FIG. 4 is a schematic diagram of an ultraviolet alignment illumination detection device according to an embodiment of this application. Referring to FIG. 2a, FIG. 2b, and FIG. 4, in an embodiment of this application, an ultraviolet alignment illumination detection device 12 includes: a power-on device 100, including: a probe unit 120, including a plurality of probe ends, each probe end including a first probe 110 and a second probe 112, and the probe ends being configured to respectively come into electrical contact with a plurality of signal input ends 130 of a liquid crystal array substrate 200 during inspection on the liquid crystal array substrate 200; a voltage application unit 20, including a plurality of voltage output ends 21, and the voltage output ends 21 being connected to the first probes 110 of the probe ends one by one (L1), where the voltage application unit 20 applies corresponding voltages to the plurality of signal input ends 130 of the liquid crystal array substrate 200 respectively through the first probes 110 of the probe ends, to perform an imaging test on the liquid crystal array substrate 200, to determine whether the liquid crystal array substrate 200 is of poor alignment; and an impedance detection unit 30, including a plurality of connection ends 31, the connection ends 31 being respectively connected to the second probes 112 of the probe ends one by one (L2), where the impedance detection unit 30 is configured to: after the imaging test is performed on the liquid crystal array substrate 200, sense an impedance value between every two of the second probes 112, to obtain an impedance value between every two of the plurality of signal input ends 130 of the liquid crystal array substrate 200, to determine whether every two of the signal input ends 130 are short-circuited.

Referring to FIG. 2a, FIG. 2b, and FIG. 4, in an embodiment of this application, the plurality of signal input ends 130 of the liquid crystal array substrate 200 is a color filter common electrode signal input end, a blue-pixel signal input end, a green-pixel signal input end, a red-pixel signal input end, a gate odd-numbered signal input end, a gate even-numbered signal input end, and an array circuit common electrode signal input end.

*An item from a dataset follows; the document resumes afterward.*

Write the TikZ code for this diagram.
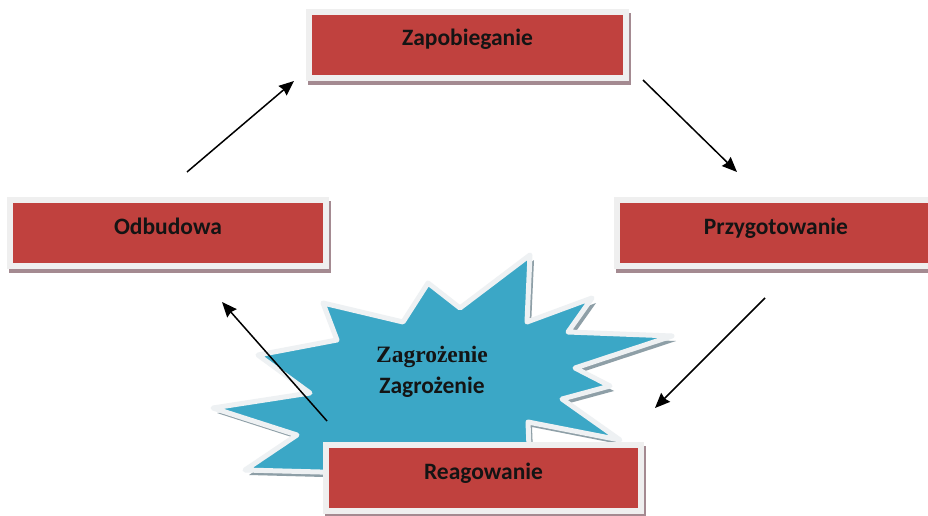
\documentclass[tikz,border=0pt]{standalone}
\usepackage{fontspec}
\setmainfont{Carlito}
\newfontfamily\threatserif{Liberation Serif}
\usetikzlibrary{arrows.meta}
\definecolor{boxred}{HTML}{C0413E}
\definecolor{boxframe}{HTML}{EFEFEF}
\definecolor{boxshade}{HTML}{A48A91}
\definecolor{starblue}{HTML}{3BA7C6}
\definecolor{staredge}{HTML}{EEF1F3}
\definecolor{starshade}{HTML}{8E9FA7}
\definecolor{txt}{HTML}{141414}
\tikzset{
  phasebox/.style={fill=boxred, draw=boxframe, line width=6pt,
    minimum width=317pt, minimum height=66pt, inner sep=0pt,
    text height=2pt, text depth=0pt, text=txt,
    font=\fontsize{23.5}{28}\selectfont\bfseries,
    preaction={draw=boxshade, fill=boxshade, line width=6pt,
      transform canvas={shift={(1.5,4)}}}},
  cyclearrow/.style={draw=black, line width=1.5pt,
    -{Stealth[length=15pt,width=12.5pt,inset=1.5pt]}}
}
\begin{document}
\begin{tikzpicture}[x=1pt,y=-1pt]
\useasboundingbox (0,0) rectangle (928,516);
\clip (0,0) rectangle (928,516);
\fill[white] (0,0) rectangle (928,516);

% threat starburst: shadow
\fill[starshade, shift={(4,5)}]
 (258,355) -- (337,340) -- (323,303) -- (403,322) -- (428,283) -- (460,308)
 -- (530,255) -- (527,322) -- (592,298) -- (568,332) -- (672,336) -- (575,368)
 -- (610,386) -- (562,399) -- (620,440) -- (528,422) -- (530,472) -- (320,472)
 -- (245,470) -- (297,435) -- (213,408) -- (310,393) -- cycle;
% threat starburst
\filldraw[fill=starblue, draw=staredge, line width=5pt, line join=round]
 (258,355) -- (337,340) -- (323,303) -- (403,322) -- (428,283) -- (460,308)
 -- (530,255) -- (527,322) -- (592,298) -- (568,332) -- (672,336) -- (575,368)
 -- (610,386) -- (562,399) -- (620,440) -- (528,422) -- (530,472) -- (320,472)
 -- (245,470) -- (297,435) -- (213,408) -- (310,393) -- cycle;
\node[align=center, text=txt, inner sep=0pt] (threat) at (432,372)
 {{\threatserif\fontsize{23.5}{28}\selectfont\bfseries Zagrożenie}\\[8pt]
  {\fontsize{23.5}{28}\selectfont\bfseries Zagrożenie}};

% phase boxes
\node[phasebox, minimum width=317pt] (zap) at (467.5,45) {Zapobieganie};
\node[phasebox, minimum width=316pt] (odb) at (168,233) {Odbudowa};
\node[phasebox, minimum width=318pt] (prz) at (776,233) {Przygotowanie};
\node[phasebox, minimum width=315pt] (rea) at (483.5,478) {Reagowanie};

% arrow end points
\coordinate (a1s) at (187,172);
\coordinate (a1e) at (294,81);
\coordinate (a2s) at (643,80);
\coordinate (a2e) at (737,172);
\coordinate (a3s) at (765,298);
\coordinate (a3e) at (655,408);
\coordinate (a4s) at (327,421);
\coordinate (a4e) at (222,302);

\draw[cyclearrow] (a1s) -- (a1e);
\draw[cyclearrow] (a2s) -- (a2e);
\draw[cyclearrow] (a3s) -- (a3e);
\draw[cyclearrow] (a4s) -- (a4e);
\end{tikzpicture}
\end{document}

Referring to FIG. 2a and FIG. 2b, in an embodiment of this application, the power-on device 100 is of an integrated design, so that a base portion 101 of the probe unit 120 of the power-on device 100 maintains at a same level.

Referring to FIG. 2a and FIG. 2b in an embodiment of this application, the first probe 110 and the second probe 112 at each probe end of the probe unit 120 maintains a same height.

In this application, the base of the probe unit of the power-on device is of an integrated design. In the integrated design, there is no gap, the level is good, the probe is in good contact with an electrical signal, and a power-on success rate is high, thereby improving a process yield.

The wordings such as “in some embodiments” and “in various embodiments” are repeatedly used. They usually do not refer to a same embodiment; but they may refer to a same embodiment. The words, such as “comprise”, “have”, and “include” are synonyms, unless other meanings are indicated in the context thereof

The foregoing descriptions are merely embodiments of this application, and are not intended to limit this application in any form. Although this application has been disclosed above through the specific embodiments, the embodiments are not intended to limit this application. Any person skilled in the art can make some variations or modifications, namely, equivalent changes, according to the foregoing disclosed technical content to obtain equivalent embodiments without departing from the scope of the technical solutions of this application. Any simple amendment, equivalent change, or modification made to the foregoing embodiments according to the technical essence of this application without departing from the content of the technical solutions of this application shall fall within the scope of the technical solutions of this application.